Diese Vergangenheit ist geläufiger in Nohra: Jahrzehntelang war das
Gelände Militärstützpunkt der sowjetischen Besatzungstruppen und wie
die Villa, in der Elke Simonsen heute Schnitzel mit Pommes und
Thüringer Klöße serviert, für die Einwohner des Ortes tabu.
Sperrzone auch für die Erinnerung.
Wahrscheinlich hing deshalb auch keine
Gedenktafel für das KZ an der Kommandantenvilla. Sondern einen
Steinwurf entfernt am Konsum, mitten an der Ortsdurchfahrt, für
jeden zu sehen. Angebracht 1988; es geht die Legende, eines Tages
seien SED-Funktionäre aus dem nahen Weimar nach Nohra gekommen,
hätten die Tafel angeschraubt und seien wieder verschwunden. Die
Inschrift im typischen DDR-Stil: "In dieser Gemeinde haben die
imperialistischen Machthaber im März 1933 das erste faschistische
Konzentrationslager in Thüringen errichtet." Die letzte
Vor-Wende-Bürgermeisterin mit SED-Parteibuch habe sie anbringen
lassen, hat der heutige Bürgermeister Andreas Schiller gehört.
"Jedenfalls haben sich die Nohraer vor Staunen die Augen gerieben",
erzählt Udo Wohlfeld.
Nicht nur das. Über diese Inschrift,
erinnert sich Gerhard Kirst, der erste Nach-Wende-Bürgermeister in
Nohra, hätten sich einige im Ort regelrecht aufgeregt - in einer
Zeit, in der überall in der früheren DDR auf einmal die Namen von
Naziopfern auf Straßenschildern und an Denkmälern nicht mehr gut
gelitten waren. Die KZ-Gedenktafel hat der Mann mit dem
FDP-Parteibuch als eine seiner ersten Amtshandlungen wieder abnehmen
lassen. Die Nohraer müssten sich schließlich nicht als "die Erfinder
des KZ und die größten Nazis" verunglimpfen lassen, findet der
62-Jährige, der heute arbeitslos ist. Was solle denn das für einen
Eindruck auf die Spätaussiedler aus der ehemaligen Sowjetunion
machen, die heute im Aussiedlerheim auf dem Flugplatz leben?

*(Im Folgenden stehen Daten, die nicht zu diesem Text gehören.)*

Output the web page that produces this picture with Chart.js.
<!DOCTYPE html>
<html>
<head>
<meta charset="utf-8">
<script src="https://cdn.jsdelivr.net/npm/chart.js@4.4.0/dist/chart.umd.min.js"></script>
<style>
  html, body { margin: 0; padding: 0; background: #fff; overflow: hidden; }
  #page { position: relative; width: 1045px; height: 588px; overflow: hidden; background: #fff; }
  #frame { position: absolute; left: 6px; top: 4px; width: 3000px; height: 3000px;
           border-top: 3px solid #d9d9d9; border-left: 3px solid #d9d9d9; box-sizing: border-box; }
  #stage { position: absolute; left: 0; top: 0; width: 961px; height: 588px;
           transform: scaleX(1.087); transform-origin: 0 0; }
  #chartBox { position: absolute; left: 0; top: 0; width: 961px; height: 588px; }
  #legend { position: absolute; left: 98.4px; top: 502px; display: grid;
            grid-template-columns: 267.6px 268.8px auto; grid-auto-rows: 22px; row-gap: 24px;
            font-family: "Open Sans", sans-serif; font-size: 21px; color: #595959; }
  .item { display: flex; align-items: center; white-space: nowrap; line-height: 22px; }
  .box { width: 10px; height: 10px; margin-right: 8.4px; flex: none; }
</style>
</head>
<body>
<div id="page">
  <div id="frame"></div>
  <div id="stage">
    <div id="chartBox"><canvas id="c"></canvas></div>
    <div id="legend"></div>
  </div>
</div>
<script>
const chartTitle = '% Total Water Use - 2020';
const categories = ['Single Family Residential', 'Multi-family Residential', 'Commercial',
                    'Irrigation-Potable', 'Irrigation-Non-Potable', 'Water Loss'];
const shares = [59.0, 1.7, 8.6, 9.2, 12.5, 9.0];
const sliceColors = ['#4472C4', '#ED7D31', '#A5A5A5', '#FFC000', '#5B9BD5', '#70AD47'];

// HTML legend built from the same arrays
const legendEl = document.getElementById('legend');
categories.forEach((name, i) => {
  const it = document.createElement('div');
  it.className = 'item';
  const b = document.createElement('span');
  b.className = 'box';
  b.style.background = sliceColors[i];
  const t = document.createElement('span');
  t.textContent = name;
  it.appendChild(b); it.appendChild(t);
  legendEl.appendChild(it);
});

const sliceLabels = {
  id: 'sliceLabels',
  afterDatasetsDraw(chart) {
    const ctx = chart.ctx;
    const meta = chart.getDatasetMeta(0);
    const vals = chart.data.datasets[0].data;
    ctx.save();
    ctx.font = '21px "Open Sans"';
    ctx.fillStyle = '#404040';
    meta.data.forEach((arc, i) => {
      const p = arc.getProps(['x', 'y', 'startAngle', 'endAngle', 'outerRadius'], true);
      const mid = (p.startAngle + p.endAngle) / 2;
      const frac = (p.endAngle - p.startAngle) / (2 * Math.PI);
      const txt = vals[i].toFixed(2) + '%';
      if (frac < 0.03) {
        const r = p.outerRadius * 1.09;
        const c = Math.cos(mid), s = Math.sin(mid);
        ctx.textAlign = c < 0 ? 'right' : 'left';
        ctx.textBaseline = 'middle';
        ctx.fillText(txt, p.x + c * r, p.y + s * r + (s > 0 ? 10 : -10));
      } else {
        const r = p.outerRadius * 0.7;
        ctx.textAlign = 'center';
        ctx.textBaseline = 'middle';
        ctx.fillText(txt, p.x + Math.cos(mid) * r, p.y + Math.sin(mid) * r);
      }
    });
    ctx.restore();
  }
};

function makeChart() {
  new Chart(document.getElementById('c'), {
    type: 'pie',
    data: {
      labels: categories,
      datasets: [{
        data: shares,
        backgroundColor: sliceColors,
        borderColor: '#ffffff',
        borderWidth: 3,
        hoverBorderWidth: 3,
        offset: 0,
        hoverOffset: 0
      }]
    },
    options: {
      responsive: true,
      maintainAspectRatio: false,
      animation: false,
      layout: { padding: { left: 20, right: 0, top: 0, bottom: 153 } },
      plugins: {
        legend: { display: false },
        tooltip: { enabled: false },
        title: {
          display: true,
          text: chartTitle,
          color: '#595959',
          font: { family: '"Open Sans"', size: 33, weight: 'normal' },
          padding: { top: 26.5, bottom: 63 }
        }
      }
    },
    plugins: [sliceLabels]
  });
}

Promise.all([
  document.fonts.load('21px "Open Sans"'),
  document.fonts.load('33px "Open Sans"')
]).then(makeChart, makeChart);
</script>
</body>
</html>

"Außerdem - Mord und Totschlag kanns da in dem Lager nicht gegeben
haben", sagt Kirst im Brustton der Überzeugung. "Die wirklich
schlimmen Dinge sind doch nicht hier passiert, das hier war kein
Auschwitz." Die Tafel, eigentlich selbst schon ein Zeitdokument,
steht jetzt unversehrt auf dem Dachboden des Gemeindeamts. Kirst
findet das ganz in Ordnung. "Also, an meinem Haus hätte ich die
Tafel jedenfalls nicht haben wollen."
Ein
KZ, von dem niemand weiß und niemand wissen will. Ein Menschenalter
ist darüber hinweggegangen, die Generation der damals
Zwanzigjährigen entweder tot oder erst nach Kriegsende als
Flüchtlinge ins Thüringische gekommen. Heutige Großeltern sind schon
zu jung, um die Ereignisse noch selbst bewusst erlebt zu haben. Wie
Erich Grenzel, Jahrgang 1925 und in Nohra aufgewachsen. Auch er hat
staunend und kopfschüttelnd vor der Gedenktafel gestanden. Als das
KZ Nohra eingerichtet wurde, war er acht Jahre alt. Buchenwald kennt
Erich Grenzel natürlich, er hat das SS-Kommando Buchenwald bei
Hitleraufmärschen in Weimar mit hochgerissenem rechtem Arm
strammstehen sehen, und er weiß auch, wie die salopp-verharmlosende
Umschreibung für Buchenwald damals lautete. "'Konzert-lager' haben
die Leute damals gesagt."
Andreas Schiller ist 35 Jahre jünger als
Grenzel, zugezogen und seit 1999 ehrenamtlicher Bürgermeister von
Nohra. Zuvor saß der Bauingenieur und Experte für Stadtplanung für
die Grünen im Kreistag, Bürgermeister ist er für die Freien Wähler
geworden. Schiller holt sich die Dorfjungen in die Jugendfeuerwehr,
"damit die was Sinnvolles machen, selbstständig denken lernen und
nicht bei den Skins landen". Als die Geschichtswerkstatt vor fast
drei Jahren ein Buch über das KZ Nohra veröffentlichte, hat er es
sich besorgt. Schiller versucht, die von ehemaligen Häftlingen
angefertigten Geländeskizzen in das Brachland von heute einzuordnen.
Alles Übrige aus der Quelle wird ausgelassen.